Rather it means that the RBA policy outlook has changed and that markets understood that it would make no sense for the RBA to try to maintain a policy that has now been made obsolete by economic developments. The sentence above is the second one in a paragraph that starts with, “The decision to discontinue the yield target reflects the improvement in the economy and the earlier-than-expected progress towards the inflation target.”
That said, it is true that a central bank like the RBA is only one of many players in the bond market. In contrast, in the money markets central banks’ monopoly on the supply of reserves gives them enormous market power. But in the bond market and in broader financial markets central banks have limited control. They can nudge markets rather than channel them in the direction of their choice. In that sense, QE is somewhat like FX intervention. It can only be successful if it is consistent with the fundamentals.
So, to me the real lesson from the RBA policy change is that central banks, even the Fed that is now the biggest player in the Treasury market, have much less control over financial conditions than they have over short term rates. For instance, in the US the recent move in 2yr yields has been accompanied by an easing of financial conditions. Since the Fed believes that its policy stance is transmitted through changes in financial conditions, tightening monetary policy could require more rates than currently priced.

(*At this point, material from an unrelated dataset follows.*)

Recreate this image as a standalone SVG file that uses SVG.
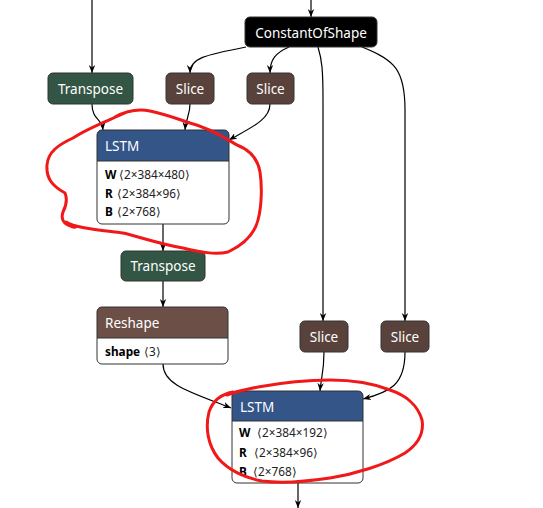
<svg xmlns="http://www.w3.org/2000/svg" width="543" height="508" viewBox="0 0 543 508">
<defs>
<style>
.box{stroke:#333;stroke-width:1}
.hdr{fill:#fff;font-family:"Noto Sans","Open Sans",sans-serif;font-size:13.5px}
.ctr{text-anchor:middle}
.attr{fill:#000;font-family:"Noto Sans","Open Sans",sans-serif;font-size:11.8px}
.nm{font-weight:bold}
.val{fill:#222}
.edge{fill:none;stroke:#000;stroke-width:1.2;marker-end:url(#arr)}
.red{fill:none;stroke:#f01818;stroke-width:3;stroke-linecap:round;stroke-linejoin:round}
.transform{fill:#335544}
.tensor{fill:#59423b}
.shape{fill:#6c4f47}
.layer{fill:#335588}
.const{fill:#000}
</style>
<marker id="arr" viewBox="0 0 10 10" refX="10" refY="5" markerWidth="8" markerHeight="8" markerUnits="userSpaceOnUse" orient="auto">
<path d="M0,1 L10,5 L0,9 L3,5 z" fill="#000"/>
</marker>
</defs>
<rect width="543" height="508" fill="#fff"/>

<g id="edges">
<path class="edge" d="M92,0 L92,73"/>
<path class="edge" d="M311,0 L311,17"/>
<path class="edge" d="M246,47 C205,55 190,58 190,73"/>
<path class="edge" d="M289,47 C275,53 270,60 270,73"/>
<path class="edge" d="M318,47 C322,60 323,70 323,100 L323,321"/>
<path class="edge" d="M362,47 C395,60 405,70 405,110 L405,321"/>
<path class="edge" d="M92,104 C92,120 102,118 103,130"/>
<path class="edge" d="M190,104 C190,115 186,118 185,130"/>
<path class="edge" d="M270,104 C270,120 250,128 229,140"/>
<path class="edge" d="M163,224 L163,251"/>
<path class="edge" d="M163,281 L163,307"/>
<path class="edge" d="M163,364 C163,385 190,392 231,408"/>
<path class="edge" d="M324,352 C324,372 321,378 320,391"/>
<path class="edge" d="M405,352 C405,385 390,392 363,399"/>
<path class="edge" d="M298,483 L298,508"/>
</g>

<g id="n_transpose1">
<rect class="box transform" x="48" y="73" width="85" height="31" rx="5"/>
<text class="hdr ctr" x="90.5" y="94">Transpose</text>
</g>
<g id="n_const">
<rect class="box const" x="245" y="17" width="132" height="30" rx="5"/>
<text class="hdr ctr" x="311" y="38">ConstantOfShape</text>
</g>
<g id="n_slice1">
<rect class="box tensor" x="166" y="73" width="48" height="31" rx="5"/>
<text class="hdr ctr" x="190" y="94">Slice</text>
</g>
<g id="n_slice2">
<rect class="box tensor" x="247" y="73" width="47" height="31" rx="5"/>
<text class="hdr ctr" x="270.5" y="94">Slice</text>
</g>
<g id="n_lstm1">
<path class="layer" d="M97,161 L97,135 Q97,130 102,130 L224,130 Q229,130 229,135 L229,161 z"/>
<path fill="#fff" d="M97,161 L229,161 L229,219 Q229,224 224,224 L102,224 Q97,224 97,219 z"/>
<rect fill="none" class="box" x="97" y="130" width="132" height="94" rx="5"/>
<line x1="97" y1="161" x2="229" y2="161" stroke="#333"/>
<text class="hdr" x="105" y="151">LSTM</text>
<text class="attr" x="105" y="179"><tspan class="nm">W</tspan><tspan class="val" x="119">⟨2×384×480⟩</tspan></text>
<text class="attr" x="105" y="198"><tspan class="nm">R</tspan><tspan class="val" x="117">⟨2×384×96⟩</tspan></text>
<text class="attr" x="105" y="216"><tspan class="nm">B</tspan><tspan class="val" x="117">⟨2×768⟩</tspan></text>
</g>
<g id="n_transpose2">
<rect class="box transform" x="121" y="251" width="84" height="30" rx="5"/>
<text class="hdr ctr" x="163" y="271">Transpose</text>
</g>
<g id="n_reshape">
<path class="shape" d="M97,338 L97,312 Q97,307 102,307 L223,307 Q228,307 228,312 L228,338 z"/>
<path fill="#fff" d="M97,338 L228,338 L228,359 Q228,364 223,364 L102,364 Q97,364 97,359 z"/>
<rect fill="none" class="box" x="97" y="307" width="131" height="57" rx="5"/>
<line x1="97" y1="338" x2="228" y2="338" stroke="#333"/>
<text class="hdr" x="105" y="328">Reshape</text>
<text class="attr" x="105" y="356"><tspan class="nm">shape</tspan><tspan class="val" x="144">⟨3⟩</tspan></text>
</g>
<g id="n_slice3">
<rect class="box tensor" x="300" y="321" width="48" height="31" rx="5"/>
<text class="hdr ctr" x="324" y="342">Slice</text>
</g>
<g id="n_slice4">
<rect class="box tensor" x="381" y="321" width="48" height="31" rx="5"/>
<text class="hdr ctr" x="405" y="342">Slice</text>
</g>
<g id="n_lstm2">
<path class="layer" d="M232,421 L232,396 Q232,391 237,391 L358,391 Q363,391 363,396 L363,421 z"/>
<path fill="#fff" d="M232,421 L363,421 L363,478 Q363,483 358,483 L237,483 Q232,483 232,478 z"/>
<rect fill="none" class="box" x="232" y="391" width="131" height="92" rx="5"/>
<line x1="232" y1="421" x2="363" y2="421" stroke="#333"/>
<text class="hdr" x="240" y="412">LSTM</text>
<text class="attr" x="239" y="437"><tspan class="nm">W</tspan><tspan class="val" x="257">⟨2×384×192⟩</tspan></text>
<text class="attr" x="239" y="457"><tspan class="nm">R</tspan><tspan class="val" x="254">⟨2×384×96⟩</tspan></text>
<text class="attr" x="239" y="476"><tspan class="nm">B</tspan><tspan class="val" x="253">⟨2×768⟩</tspan></text>
</g>

<g id="annotations">
<path class="red" d="M125,113 C105,122 88,128 73,138 C58,145 48,152 47,165 C46,178 52,186 65,193 C68,200 66,206 63,212 C61,218 62,224 73,227 C80,228 70,226 66,222 C75,228 100,230 123,233 C140,237 160,244 183,248 C200,252 215,255 228,252 C245,244 255,232 258,220 C262,205 262,185 260,172 C258,160 250,150 237,145 C225,138 210,128 190,123 C175,118 165,114 150,111 C140,109 128,110 115,117"/>
<path class="red" d="M233,392 C222,394 213,400 209,412 C205,428 208,445 218,458 C228,470 245,478 262,481 C285,484 310,481 330,478 C355,474 385,465 405,453 C420,443 424,432 422,420 C418,405 405,395 390,390 C375,384 355,380 330,380 C305,380 280,383 258,387 C248,389 238,391 227,395"/>
</g>
</svg>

But we don’t know because no one, least of all the Fed, has a reliable model of how rate hikes impact financial conditions. The risk is that raising the Fed Funds rate to chase tighter financial conditions could backfire; in 2005 Bernanke observed that the Fed Funds hikes were not translating into higher yields. The Fed kept hiking and the rest is history.
My point here is really that the Fed has kept telling us that bringing down inflation would be much easier than raising it. I don’t think so. Fine tuning policy is always difficult but fine tuning monetary policy after 18 months of unprecedented easing, in the context of the reopening of $22tn economy and of unprecedented fiscal consolidation is nigh impossible. So, if the Fed is really serious about tightening policy and therefore financial conditions, there is a good risk of a hard landing in 2022.